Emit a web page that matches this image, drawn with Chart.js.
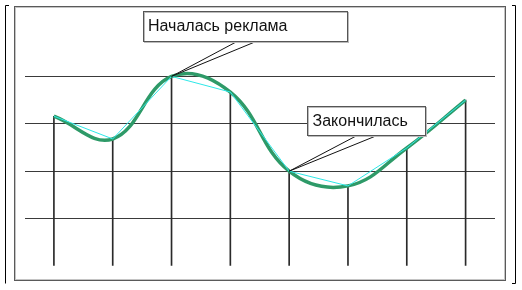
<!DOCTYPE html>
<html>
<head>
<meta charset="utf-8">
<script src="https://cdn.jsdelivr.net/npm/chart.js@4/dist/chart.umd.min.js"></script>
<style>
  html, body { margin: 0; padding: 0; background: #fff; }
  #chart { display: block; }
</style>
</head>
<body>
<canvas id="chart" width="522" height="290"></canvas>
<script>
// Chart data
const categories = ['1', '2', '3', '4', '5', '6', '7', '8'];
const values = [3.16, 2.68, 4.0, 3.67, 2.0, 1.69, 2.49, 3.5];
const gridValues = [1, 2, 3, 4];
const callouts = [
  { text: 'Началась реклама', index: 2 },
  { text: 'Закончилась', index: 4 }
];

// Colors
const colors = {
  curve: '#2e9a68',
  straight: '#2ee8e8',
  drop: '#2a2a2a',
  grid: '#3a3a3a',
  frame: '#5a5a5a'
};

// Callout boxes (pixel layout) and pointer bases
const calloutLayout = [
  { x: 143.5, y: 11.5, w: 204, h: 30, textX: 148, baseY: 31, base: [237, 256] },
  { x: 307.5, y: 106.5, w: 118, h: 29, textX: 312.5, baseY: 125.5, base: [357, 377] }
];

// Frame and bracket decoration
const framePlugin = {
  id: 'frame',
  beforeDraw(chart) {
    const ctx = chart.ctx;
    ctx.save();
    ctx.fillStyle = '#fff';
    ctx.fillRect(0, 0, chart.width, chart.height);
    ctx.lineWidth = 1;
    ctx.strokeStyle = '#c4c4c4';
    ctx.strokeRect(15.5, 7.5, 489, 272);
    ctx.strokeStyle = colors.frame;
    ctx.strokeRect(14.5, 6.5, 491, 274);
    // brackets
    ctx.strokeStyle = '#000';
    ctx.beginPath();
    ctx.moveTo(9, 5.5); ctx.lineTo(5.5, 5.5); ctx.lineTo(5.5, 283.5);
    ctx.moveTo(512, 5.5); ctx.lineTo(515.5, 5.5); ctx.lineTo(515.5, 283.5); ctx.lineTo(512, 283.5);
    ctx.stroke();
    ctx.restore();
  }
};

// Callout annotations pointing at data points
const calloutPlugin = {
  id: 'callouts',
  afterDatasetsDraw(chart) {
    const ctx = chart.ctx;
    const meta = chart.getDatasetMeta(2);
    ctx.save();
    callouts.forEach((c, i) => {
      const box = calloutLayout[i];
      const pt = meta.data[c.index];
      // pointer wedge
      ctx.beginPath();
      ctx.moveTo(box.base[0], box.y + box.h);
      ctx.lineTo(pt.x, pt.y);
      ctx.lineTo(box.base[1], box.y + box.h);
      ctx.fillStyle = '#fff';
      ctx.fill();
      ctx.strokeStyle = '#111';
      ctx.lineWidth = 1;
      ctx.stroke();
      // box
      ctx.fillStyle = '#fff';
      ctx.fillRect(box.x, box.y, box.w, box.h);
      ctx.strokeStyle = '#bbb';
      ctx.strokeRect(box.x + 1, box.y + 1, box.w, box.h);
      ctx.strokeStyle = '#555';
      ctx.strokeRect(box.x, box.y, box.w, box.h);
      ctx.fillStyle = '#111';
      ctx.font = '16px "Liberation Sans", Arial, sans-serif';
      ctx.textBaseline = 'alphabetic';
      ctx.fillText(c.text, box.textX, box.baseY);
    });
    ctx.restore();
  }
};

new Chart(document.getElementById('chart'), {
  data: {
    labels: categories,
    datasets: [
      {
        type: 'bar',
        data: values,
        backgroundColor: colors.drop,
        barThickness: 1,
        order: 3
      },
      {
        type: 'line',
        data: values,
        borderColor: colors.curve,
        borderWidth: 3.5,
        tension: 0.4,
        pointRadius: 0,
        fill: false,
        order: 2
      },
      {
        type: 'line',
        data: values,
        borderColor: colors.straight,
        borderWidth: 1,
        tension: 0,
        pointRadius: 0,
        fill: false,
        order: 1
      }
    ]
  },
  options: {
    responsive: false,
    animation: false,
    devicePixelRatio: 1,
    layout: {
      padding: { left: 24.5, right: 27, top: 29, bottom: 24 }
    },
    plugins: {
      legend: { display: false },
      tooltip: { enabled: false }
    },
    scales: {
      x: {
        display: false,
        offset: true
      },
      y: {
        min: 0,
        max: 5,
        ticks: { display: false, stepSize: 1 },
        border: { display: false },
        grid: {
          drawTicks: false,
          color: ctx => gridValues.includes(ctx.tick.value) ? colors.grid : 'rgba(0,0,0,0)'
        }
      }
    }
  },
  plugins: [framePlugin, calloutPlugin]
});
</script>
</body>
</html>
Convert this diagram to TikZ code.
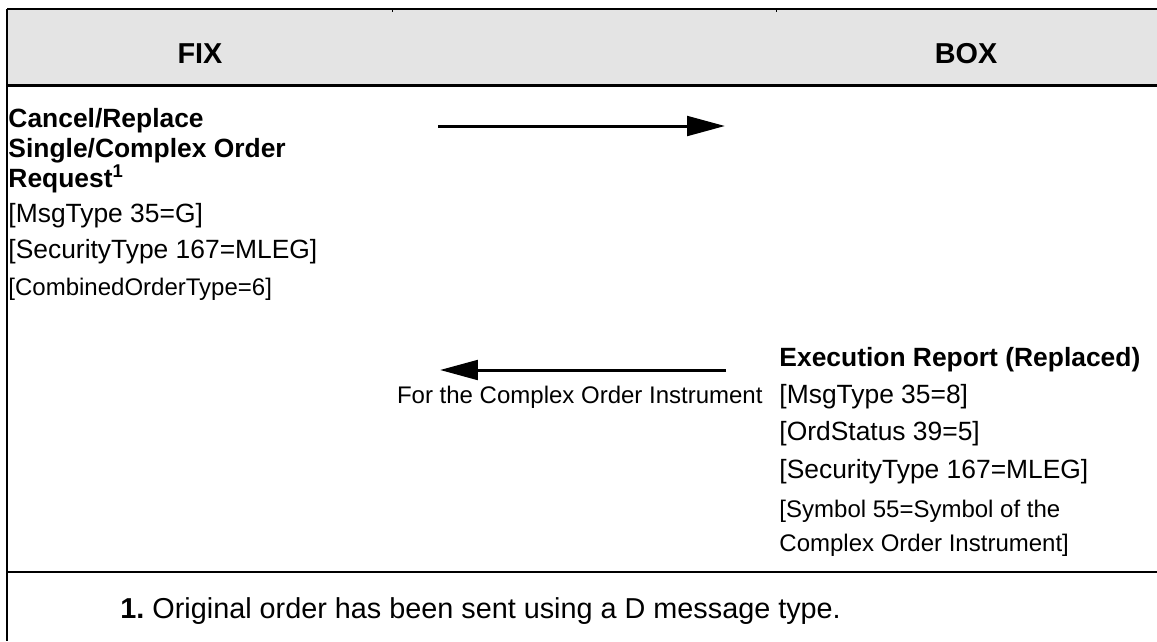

# # # # # # #

→ **What the task asks**: Make a word-for-word copy of the entries, without any pictures.

→ **Response for this exercise**:
Emit a web page that matches this image, drawn with Chart.js.
<!DOCTYPE html>
<html>
<head>
<meta charset="utf-8">
<script src="https://cdn.jsdelivr.net/npm/chart.js@4/dist/chart.umd.min.js"></script>
<style>
  html, body { margin: 0; padding: 0; background: #fff; }
  #chart { display: block; }
</style>
</head>
<body>
<canvas id="chart" width="522" height="290"></canvas>
<script>
// Chart data
const categories = ['1', '2', '3', '4', '5', '6', '7', '8'];
const values = [3.16, 2.68, 4.0, 3.67, 2.0, 1.69, 2.49, 3.5];
const gridValues = [1, 2, 3, 4];
const callouts = [
  { text: 'Началась реклама', index: 2 },
  { text: 'Закончилась', index: 4 }
];

// Colors
const colors = {
  curve: '#2e9a68',
  straight: '#2ee8e8',
  drop: '#2a2a2a',
  grid: '#3a3a3a',
  frame: '#5a5a5a'
};

// Callout boxes (pixel layout) and pointer bases
const calloutLayout = [
  { x: 143.5, y: 11.5, w: 204, h: 30, textX: 148, baseY: 31, base: [237, 256] },
  { x: 307.5, y: 106.5, w: 118, h: 29, textX: 312.5, baseY: 125.5, base: [357, 377] }
];

// Frame and bracket decoration
const framePlugin = {
  id: 'frame',
  beforeDraw(chart) {
    const ctx = chart.ctx;
    ctx.save();
    ctx.fillStyle = '#fff';
    ctx.fillRect(0, 0, chart.width, chart.height);
    ctx.lineWidth = 1;
    ctx.strokeStyle = '#c4c4c4';
    ctx.strokeRect(15.5, 7.5, 489, 272);
    ctx.strokeStyle = colors.frame;
    ctx.strokeRect(14.5, 6.5, 491, 274);
    // brackets
    ctx.strokeStyle = '#000';
    ctx.beginPath();
    ctx.moveTo(9, 5.5); ctx.lineTo(5.5, 5.5); ctx.lineTo(5.5, 283.5);
    ctx.moveTo(512, 5.5); ctx.lineTo(515.5, 5.5); ctx.lineTo(515.5, 283.5); ctx.lineTo(512, 283.5);
    ctx.stroke();
    ctx.restore();
  }
};

// Callout annotations pointing at data points
const calloutPlugin = {
  id: 'callouts',
  afterDatasetsDraw(chart) {
    const ctx = chart.ctx;
    const meta = chart.getDatasetMeta(2);
    ctx.save();
    callouts.forEach((c, i) => {
      const box = calloutLayout[i];
      const pt = meta.data[c.index];
      // pointer wedge
      ctx.beginPath();
      ctx.moveTo(box.base[0], box.y + box.h);
      ctx.lineTo(pt.x, pt.y);
      ctx.lineTo(box.base[1], box.y + box.h);
      ctx.fillStyle = '#fff';
      ctx.fill();
      ctx.strokeStyle = '#111';
      ctx.lineWidth = 1;
      ctx.stroke();
      // box
      ctx.fillStyle = '#fff';
      ctx.fillRect(box.x, box.y, box.w, box.h);
      ctx.strokeStyle = '#bbb';
      ctx.strokeRect(box.x + 1, box.y + 1, box.w, box.h);
      ctx.strokeStyle = '#555';
      ctx.strokeRect(box.x, box.y, box.w, box.h);
      ctx.fillStyle = '#111';
      ctx.font = '16px "Liberation Sans", Arial, sans-serif';
      ctx.textBaseline = 'alphabetic';
      ctx.fillText(c.text, box.textX, box.baseY);
    });
    ctx.restore();
  }
};

new Chart(document.getElementById('chart'), {
  data: {
    labels: categories,
    datasets: [
      {
        type: 'bar',
        data: values,
        backgroundColor: colors.drop,
        barThickness: 1,
        order: 3
      },
      {
        type: 'line',
        data: values,
        borderColor: colors.curve,
        borderWidth: 3.5,
        tension: 0.4,
        pointRadius: 0,
        fill: false,
        order: 2
      },
      {
        type: 'line',
        data: values,
        borderColor: colors.straight,
        borderWidth: 1,
        tension: 0,
        pointRadius: 0,
        fill: false,
        order: 1
      }
    ]
  },
  options: {
    responsive: false,
    animation: false,
    devicePixelRatio: 1,
    layout: {
      padding: { left: 24.5, right: 27, top: 29, bottom: 24 }
    },
    plugins: {
      legend: { display: false },
      tooltip: { enabled: false }
    },
    scales: {
      x: {
        display: false,
        offset: true
      },
      y: {
        min: 0,
        max: 5,
        ticks: { display: false, stepSize: 1 },
        border: { display: false },
        grid: {
          drawTicks: false,
          color: ctx => gridValues.includes(ctx.tick.value) ? colors.grid : 'rgba(0,0,0,0)'
        }
      }
    }
  },
  plugins: [framePlugin, calloutPlugin]
});
</script>
</body>
</html>
Convert this diagram to TikZ code.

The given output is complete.